Rath Yatra

                    

Hi,

After a long dim sum lunch with an old college friend in London recently, he and I wandered into a Hindu festival in Trafalgar Square. Three huge, elaborately painted wood-and-canvas carriages were parked in front of the National Gallery. Each was surmounted by a tall fabric canopy. They were an amazing sight, not least for being totally unexpected and, at first blush, incongruous before the classical portico. Lots of people had gathered and were exchanging Indian sweetmeats, receiving fruit from those high up on the carriage platforms, and taking photographs of a gorgeously robed young woman holding a flute whose visible skin was entirely painted blue.
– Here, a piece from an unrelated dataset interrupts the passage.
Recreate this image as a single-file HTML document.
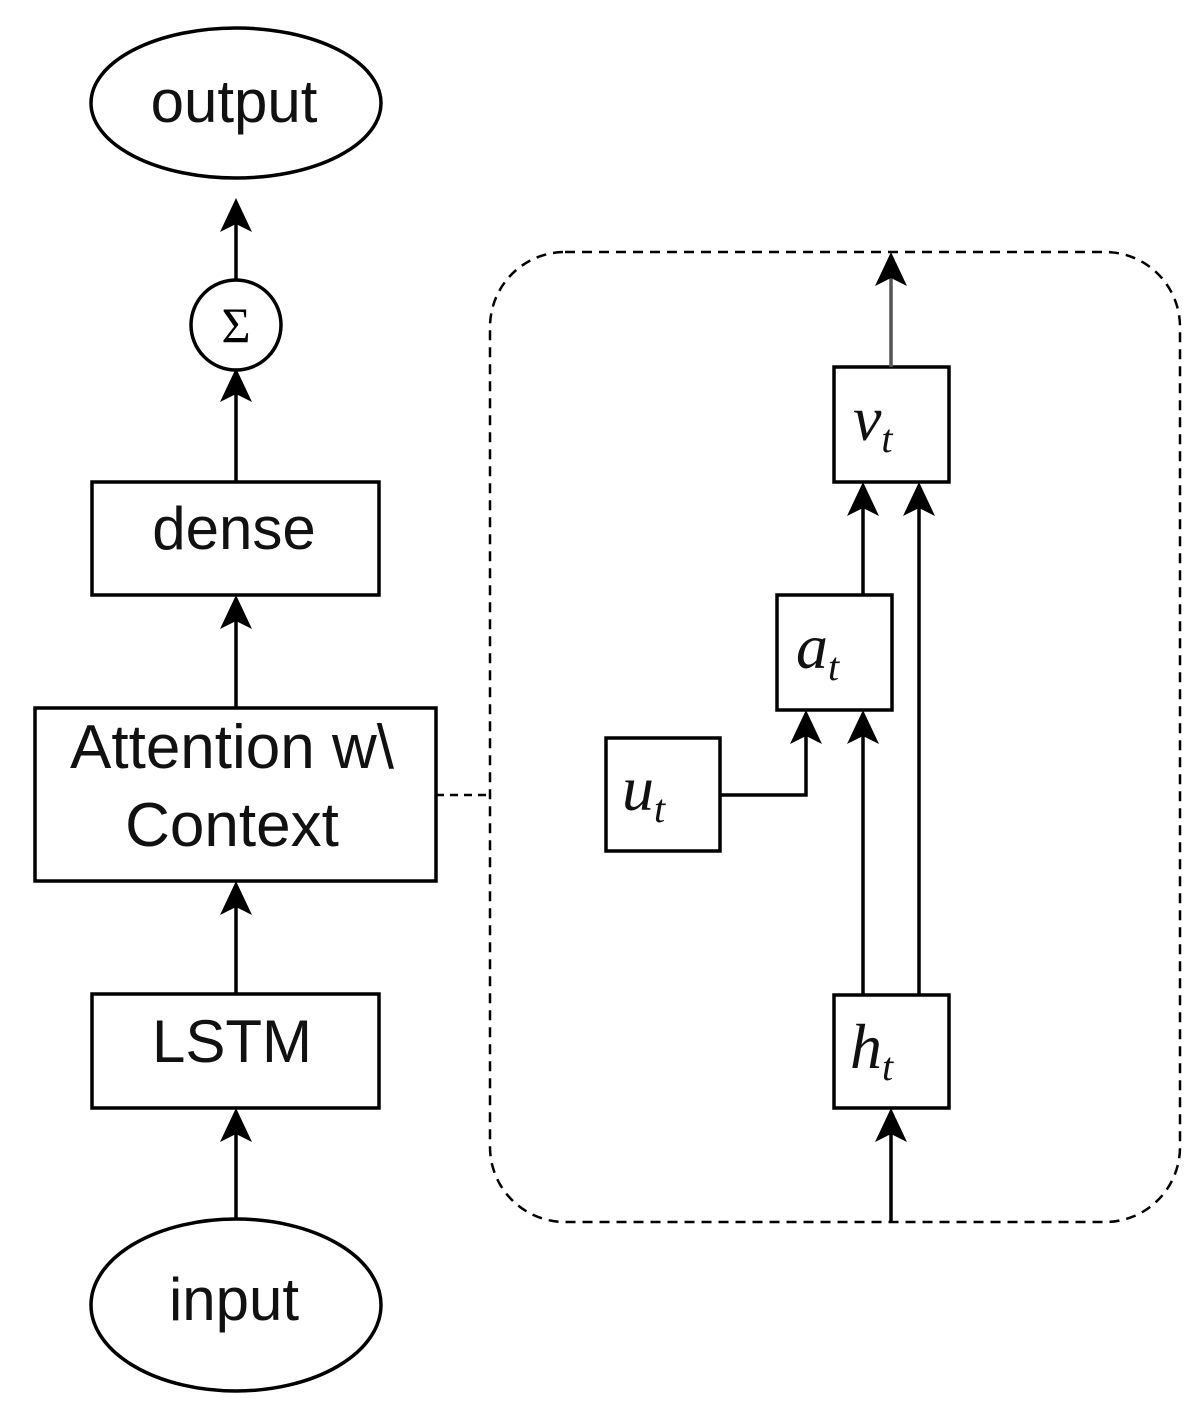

We had come upon the London manifestation of Rath Yatra, the Chariot Festival, celebrating the journey by the Lord Jagannath, a form of Krishna (one of the avatars of Vishnu), and his two siblings from the temple at Puri in Orissa on the Bay of Bengal to their summer temple. The blue-skinned girl was presumably personating the Lord Krishna.

Hare Krishna devotees were there in abundance, and indeed would seem to have organized the festival. We watched a dancer who performed on a stage directly beneath Nelson’s Column. To one side sat a holy man on a divan, cross legged and wholly immobile. I suppose that William Railton and his colleagues who were responsible for the construction of the monument to Britain’s great naval hero in the early 1840s would have been surprised to find a Hindu rite occurring in its shadow. The dancer was a young woman who, we were told, had been born in London and now lives in India studying her art. She was highly adept and graceful, but it was my turn to be surprised, for she was clearly of African ancestry.

Yet this is how it was, and I loved it. I loved this wonderful cultural mixture. The many devotees of European and African ethnicity, and the dancer in particular, reminded me that we are not necessarily bound by the immediate circumstances of our birth. If we are fortunate, we can make choices. We can affiliate culturally in ways that our origins might not seem to suggest. We can choose to follow paths different from those that our births might appear to dictate to us. We can acknowledge the extraordinary mixture that many of us are, drawing on resources within ourselves and on the support of others who are prepared to accept us for what we sincerely wish to be. Both my old college friend and I found this realization immensely cheering.